Second, when the accessible window extends into the region, either mprotect() (if USE_MPROTECT is defined), or mmap() is used to make the required pages accessible. Pages no longer needed are completely unmapped.
Compile and run using
gcc -Wall -Wextra -std=c99 example.c -o example
time ./example
or, to use mmap() only once and mprotect() to move the window,
gcc -DUSE_MPROTECT=1 -Wall -Wextra -std=c99 example.c -o example
time ./example
Note that you probably don't want to run the test if you don't have at least 4GB of physical RAM.

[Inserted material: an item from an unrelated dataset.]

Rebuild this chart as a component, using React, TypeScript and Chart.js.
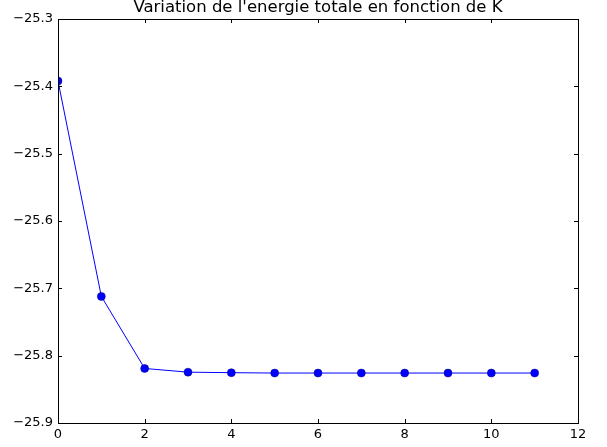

On this particular machine (i5-4200U laptop with 4GB of RAM, 3.13.0-62-generic kernel on Ubuntu x86_64), quick testing didn't show any kind of performance difference between mprotect() and mmap(), in execution speed or resident set size.
If anyone bothers to compile and run the above, and finds that one of them has a repeatable benefit/drawback (resident set size or time used), I'd very much like to know about it. Please also define your kernel and CPU used.
I'm not sure which details I should expand on, since this is pretty straightforward, really, and the Linux man pages project man 2 mmap and man 2 mprotect pages are quite descriptive. If you have any questions on this approach or program, I'd be happy to try and elaborate.